Oración y justificación
Alejandra María Sosa Elízaga**
Muchos de Sus oyentes se han de haber quedado ‘turulatos’ cuando Jesús les reveló que un hombre aparentemente ejemplar, estaba muy lejos de servir de ejemplo.
Me refiero a una parábola que contó Jesús y que se proclama este domingo en Misa:
“Dos hombres subieron al templo para orar; uno era fariseo (es decir, de una secta religiosa cuyos miembros se preciaban de cumplir minuciosamente la ley de Moisés, considerando que con ello obtendrían su salvación), y el otro, publicano (es decir, que trabajaba para los romanos, que estaban gobernando su país, recolectando impuestos a sus paisanos judíos, por lo que era considerado traidor y ladrón: un pecador). El fariseo, erguido, oraba así en su interior: ‘Dios mío, te doy gracias porque no soy como los demás hombres: ladrones, injustos y adúlteros; tampoco soy como ese publicano. Ayuno dos veces por semana y pago el diezmo de todas mis ganancias.'
El publicano, en cambio, se quedó lejos y no se atrevía a levantar los ojos al cielo. Lo único que hacía era golpearse el pecho, diciendo: ‘Dios mío, apiádate de mí, que soy un pecador.’
Pues bien, Yo les aseguro que éste bajó a su casa justificado y aquél no; porque todo el que se enaltece será humillado y el que se humilla será enaltecido” (Lc 18, 9-14).
Los que escucharon esto han de haber repasado mentalmente todo lo que Jesús contó del fariseo y probablemente así de buenas a primeras no hallaron nada reprobable y se preguntaron: ‘¿pues qué hizo mal?’
Fue al templo a orar, eso suena bien, se ve que era una persona de fe, cuántos no se paran ni de casualidad por allí.
Luego se puso a darle gracias a Dios, se ve que era un hombre agradecido, cuántos nunca le agradecen a Dios todo lo que hace por ellos.
Y lo que le agradecía a Dios pues realmente era motivo de gratitud, no ser ratero, no ser injusto, no haberle sido infiel a su esposa, ni trabajar para los paganos extranjeros que oprimían a su pueblo.
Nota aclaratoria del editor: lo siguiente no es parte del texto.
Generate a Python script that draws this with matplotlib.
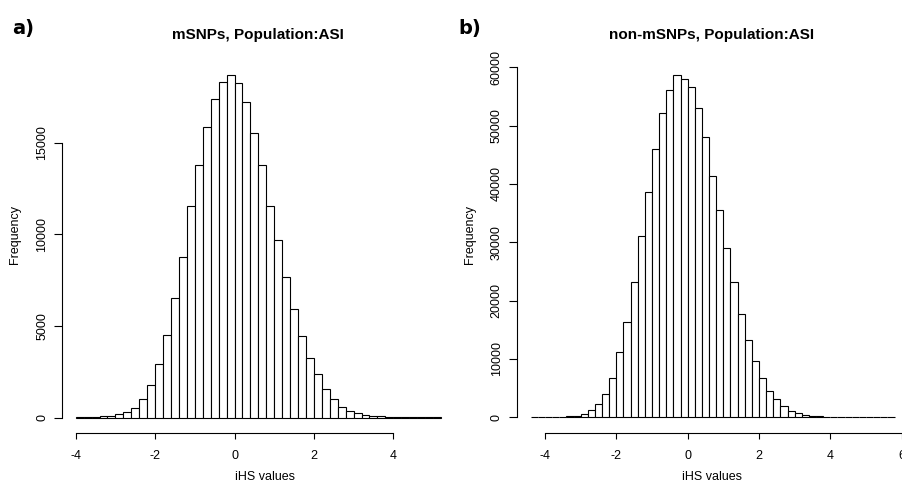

El hecho de que le agradezca eso a Dios muestra que se da cuenta de que no ha caído en esas situaciones porque ha contado con el favor de Dios.
Aparentemente su oración es impecable.
Entonces, ¿en qué falló?
En estas cuatro actitudes:
- Estaba lleno de soberbia. A diferencia del publicano que probablemente se había postrado o al menos mantenía la cabeza baja y no se atrevía a alzar la vista, el fariseo oraba erguido, se mostraba muy orgulloso de sí mismo. Más que venir a ver a Dios, daba la impresión de que venía para ser visto.
- No tenía misericordia. Juzgaba y despreciaba a los demás.
- Nunca mencionó sus faltas, ni pidió perdón por ellas.
Si hubiera hecho un concienzudo examen de conciencia, hubiera tenido que encontrar mucos pecados por los cuales pedir perdón a Dios, y entonces la balanza de su oración se hubiera equilibrado, no sólo hubiera agradecido lo bueno, sino reconocido lo malo y pedido perdón.
Y si hubiera empezado mencionando sus faltas, ya no se hubiera atrevido a compararse favorablemente con el publicano. Ni modo de decir: ‘gracias, Señor, porque no soy como ese publicano, pero soy ¡peor!, porque he cometido esto y lo otro.’
A quien reconoce sus propios pecados ya no le quedan ánimos ni tiempo de ponerse a señalar los pecados de los demás; tiene suficiente trabajo con lo que descubre que debe corregir y mejorar en sí mismo. - Alardeó.
No resistió la tentación de mencionar que ayunaba y daba al templo el diez por ciento de todo lo que ganaba.
¿Qué pretendía?, ¿que Dios le estuviera agradecido y tuviera que devolverle el favor?, ¿que los demás lo alcanzaran a oír y lo admiraran?
El fariseo hizo bien en ir al templo a orar, hizo bien en ser agradecido con Dios, implícito reconocimiento de que todo lo bueno que era y tenía lo debía a Su Divina Providencia, pero le faltó humildad, contrición, caridad y discreción.
Pidámosle al Señor nos conceda esas cuatro virtudes, para que no nos suceda como a este fariseo, que salió de orar satisfecho y confiado, pero a los ojos de Dios no fue justificado.